Шрифт:
Интервал:
Закладка:
Применим силлогизм к шутке с ядом. Тезис: безвредный напиток вместо яда; антитезис: это действительно яд; синтез: все-таки это не яд, а желудочные капли. Отличительные черты юмора Евреинова и Набокова выворачивание наизнанку понятий и ситуаций, провокационная игра с читателем и зрителем, который лишь задним числом понимает смысл шутки, и, наконец, обыгрывание условной природы искусства и насмешка над теми, кто принимает иллюзию за реальность.
Но не только презрение к безвдохновенному реализму и специфическое чувство юмора связывают Евреинова и Набокова. Скучной имитации жизни Евреинов противопоставил образ Арлекина, преображающего и театр, и саму действительность. В своих трактатах он не только отождествлял себя с этим героем комедии дель арте, но и видел в себе провозвестника религии нового, «чудесного века маски, позы и фразы»: «Я Арлекин и умру Арлекином!» («Театр как таковой»). А на обложке «Самого главного» работы Юрия Анненкова Евреинов был изображен в виде арлекина, распятого на кресте.

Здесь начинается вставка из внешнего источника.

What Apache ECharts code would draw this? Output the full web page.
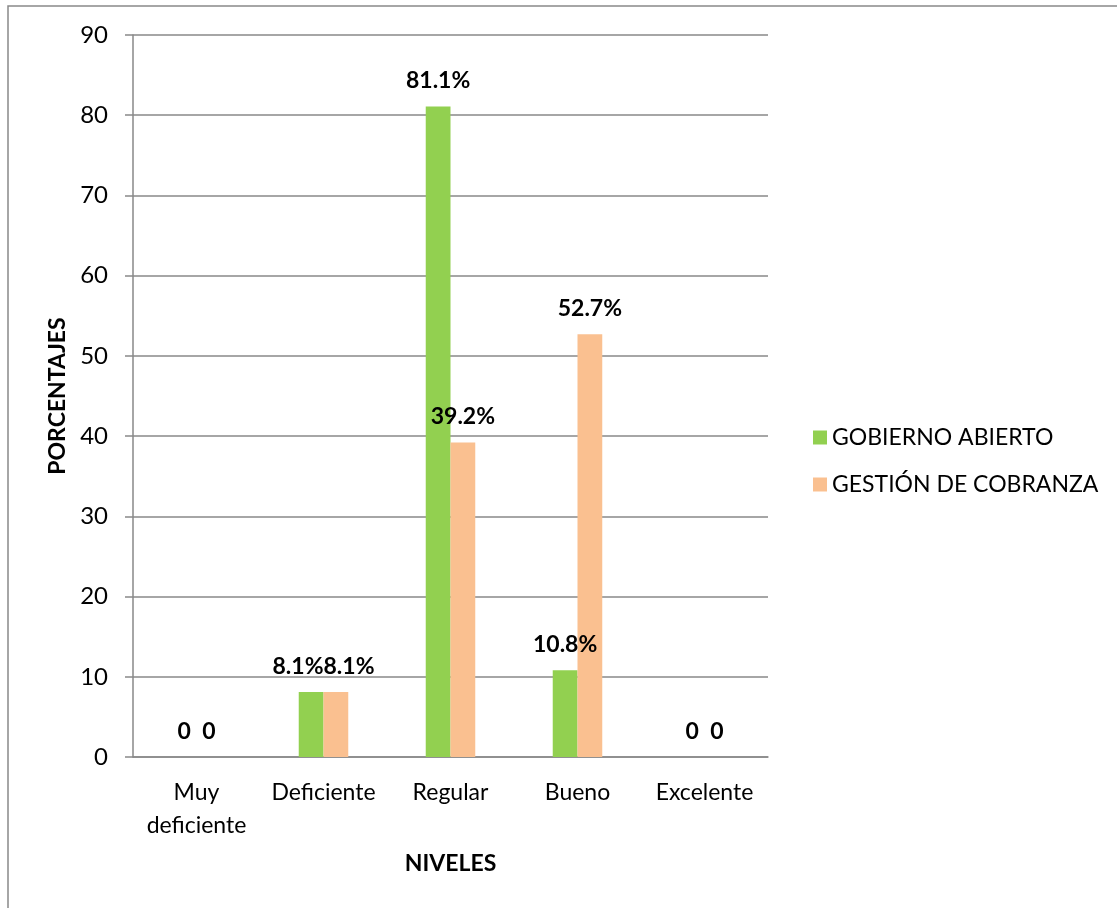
<!DOCTYPE html>
<html lang="es">
  <head>
    <meta charset="UTF-8" />
    <title>Niveles</title>
    <script src="https://cdn.jsdelivr.net/npm/echarts@6.0.0/dist/echarts.min.js"></script>
    <style>
      html, body { margin: 0; padding: 0; background: #fff; }
    </style>
  </head>
  <body>
    <div id="main" style="width: 1117px; height: 908px"></div>
    <script type="text/javascript">
      // datos
      const niveles = ['Muy\ndeficiente', 'Deficiente', 'Regular', 'Bueno', 'Excelente'];
      const gobiernoAbierto = [0, 8.1, 81.1, 10.8, 0];
      const gestionCobranza = [0, 8.1, 39.2, 52.7, 0];
      const yTicks = { min: 0, max: 90, interval: 10 };

      const font = 'Lato';
      const grey = '#898989';

      let myChart = echarts.init(document.getElementById('main'));

      // 0 se muestra sin %, el resto con %
      const fmtLabel = (p) => (p.value === 0 ? '0' : p.value + '%');

      const labelStyle = {
        show: true,
        position: 'top',
        distance: 14,
        formatter: fmtLabel,
        fontFamily: font,
        fontWeight: 'bold',
        fontSize: 23,
        color: '#000'
      };

      // si las dos etiquetas quedan a la misma altura, separarlas a los lados
      const separar = (p) => {
        const i = p.dataIndex;
        const a = gobiernoAbierto[i], b = gestionCobranza[i];
        if (a === 0 || Math.abs(a - b) > 2) return {};
        const shift = Math.max(0, p.labelRect.width / 2 - p.rect.width / 2);
        return { dx: p.seriesIndex === 0 ? -shift : shift };
      };

      let options = {
        animation: false,
        textStyle: { fontFamily: font },
        graphic: [
          {
            type: 'rect',
            shape: { x: 8, y: 6, width: 1300, height: 1100 },
            style: { fill: 'none', stroke: grey, lineWidth: 1.5 }
          }
        ],
        grid: { left: 133, right: 349, top: 35, bottom: 151 },
        legend: {
          orient: 'vertical',
          left: 808,
          top: 421,
          icon: 'rect',
          itemWidth: 14,
          itemHeight: 14,
          itemGap: 24,
          textStyle: { fontFamily: font, fontSize: 23, color: '#000' },
          data: ['GOBIERNO ABIERTO', 'GESTIÓN DE COBRANZA']
        },
        xAxis: {
          type: 'category',
          data: niveles,
          name: 'NIVELES',
          nameLocation: 'middle',
          nameGap: 95,
          nameTextStyle: { fontFamily: font, fontWeight: 'bold', fontSize: 23, color: '#000' },
          axisLine: { lineStyle: { color: grey, width: 1.5 } },
          axisTick: { show: false },
          axisLabel: { interval: 0, margin: 19, fontFamily: font, fontSize: 23, color: '#000', lineHeight: 33 }
        },
        yAxis: {
          type: 'value',
          min: yTicks.min,
          max: yTicks.max,
          interval: yTicks.interval,
          name: 'PORCENTAJES',
          nameLocation: 'middle',
          nameGap: 62,
          nameTextStyle: { fontFamily: font, fontWeight: 'bold', fontSize: 23, color: '#000' },
          axisLine: { show: true, lineStyle: { color: grey, width: 1.5 } },
          axisTick: { show: true, length: 8, lineStyle: { color: grey, width: 1.5 } },
          axisLabel: { margin: 25, fontFamily: font, fontSize: 24, color: '#000' },
          splitLine: { lineStyle: { color: grey, width: 1.5 } }
        },
        series: [
          {
            name: 'GOBIERNO ABIERTO',
            type: 'bar',
            data: gobiernoAbierto,
            barGap: '0%',
            barCategoryGap: '61%',
            itemStyle: { color: '#92D050' },
            label: labelStyle,
            labelLayout: separar
          },
          {
            name: 'GESTIÓN DE COBRANZA',
            type: 'bar',
            data: gestionCobranza,
            itemStyle: { color: '#FAC090' },
            label: labelStyle,
            labelLayout: separar
          }
        ]
      };

      myChart.setOption(options);
    </script>
  </body>
</html>
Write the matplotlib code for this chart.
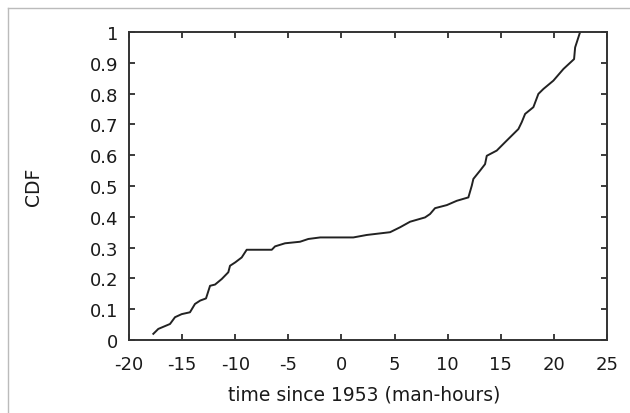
import matplotlib
matplotlib.use("Agg")
import matplotlib.pyplot as plt
from matplotlib.lines import Line2D

plt.rcParams['font.family'] = ['DejaVu Sans']

time_vals = [-17.71, -17.24, -16.14, -15.67, -15.04, -14.26, -13.79, -13.3, -12.75,
             -12.37, -11.9, -11.27, -10.65, -10.49, -10.0, -9.39, -8.92, -6.56, -6.25,
             -5.31, -3.9, -3.12, -2.0, 1.12, 2.38, 4.58, 5.52, 6.46, 7.87, 8.34, 8.81,
             9.92, 10.86, 11.95, 12.27, 12.42, 13.05, 13.52, 13.68, 14.62, 15.4, 16.66,
             16.97, 17.29, 18.07, 18.54, 19.01, 19.95, 20.9, 21.9, 22.0, 22.47]
cdf_vals = [0.02, 0.036, 0.052, 0.074, 0.084, 0.09, 0.117, 0.128, 0.135, 0.176, 0.18,
            0.198, 0.22, 0.241, 0.252, 0.268, 0.293, 0.293, 0.304, 0.314, 0.319, 0.328,
            0.333, 0.333, 0.341, 0.35, 0.366, 0.384, 0.398, 0.409, 0.428, 0.438, 0.452,
            0.463, 0.501, 0.523, 0.55, 0.571, 0.598, 0.615, 0.642, 0.685, 0.707, 0.734,
            0.756, 0.799, 0.815, 0.842, 0.88, 0.912, 0.95, 1.0]

x_ticks = [-20, -15, -10, -5, 0, 5, 10, 15, 20, 25]
y_ticks = [0, 0.1, 0.2, 0.3, 0.4, 0.5, 0.6, 0.7, 0.8, 0.9, 1]
y_tick_labels = ["0", "0.1", "0.2", "0.3", "0.4", "0.5", "0.6", "0.7", "0.8", "0.9", "1"]

W, H = 630, 414
fig = plt.figure(figsize=(W / 100, H / 100), dpi=100)
left, right, top, bottom = 129, 607, 33, 341
ax = fig.add_axes([left / W, 1 - bottom / H, (right - left) / W, (bottom - top) / H])

ax.plot(time_vals, cdf_vals, color='#222222', lw=1.4)
ax.set_xlim(-20, 25)
ax.set_ylim(0, 1)
ax.set_xticks(x_ticks)
ax.set_xticklabels([str(v) for v in x_ticks])
ax.set_yticks(y_ticks)
ax.set_yticklabels(y_tick_labels)
ax.tick_params(direction='in', top=True, right=True, length=4, width=1.2,
               labelsize=13, colors='#1a1a1a')
ax.tick_params(axis='x', pad=11)
ax.tick_params(axis='y', pad=8)
for s in ax.spines.values():
    s.set_linewidth(1.4)
    s.set_color('#333333')

fig.text(364.5 / W, 1 - 395 / H, "time since 1953 (man-hours)", fontsize=13.5,
         color='#1a1a1a', ha='center', va='center')
fig.text(34 / W, 1 - 187 / H, "CDF", fontsize=13.5, color='#1a1a1a',
         ha='center', va='center', rotation=90)

# light figure border (left and top)
fig.add_artist(Line2D([8 / W, 8 / W], [0, 1 - 9 / H], transform=fig.transFigure,
                      color='#bbbbbb', lw=1))
fig.add_artist(Line2D([8 / W, 1], [1 - 9 / H, 1 - 9 / H], transform=fig.transFigure,
                      color='#bbbbbb', lw=1))

fig.savefig("out.png", dpi=100)
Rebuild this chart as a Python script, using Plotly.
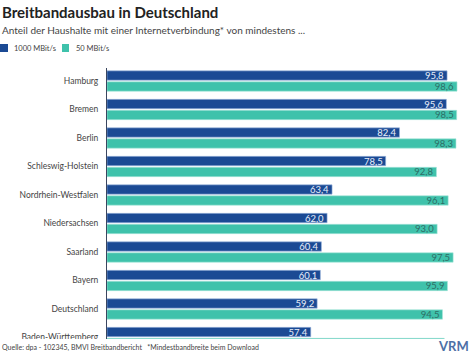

Именно здесь, в этой точке, и произошло короткое замыкание; возникает скрытая, но прочная связь между Евреиновым и Набоковым, все творчество которого прошито и структурировано арлекинскими мотивами. Но прежде чем привести доказательства, вспомним, что представляла собой художественная вселенная Набокова в середине 20-х годов — незадолго до того, как Набоков полчаса побыл Евреиновым на эстраде второразрядного берлинского кафе.
В том фрагменте из «Взгляни на арлекинов!», где герой говорит о себе как о неудачной версии куда более великого писателя, интересна не только тема двойничества, но и тема творческой несостоятельности. Эта тема имеет непосредственное отношение к началу писательской карьеры Набокова: его стихотворения и рассказы, написанные до 1924 года, поражают своей беспомощностью и какой-то беспросветной банальностью:
Твой будет взлет неизъяснимо ярок, а наша встреча — творчески тиха…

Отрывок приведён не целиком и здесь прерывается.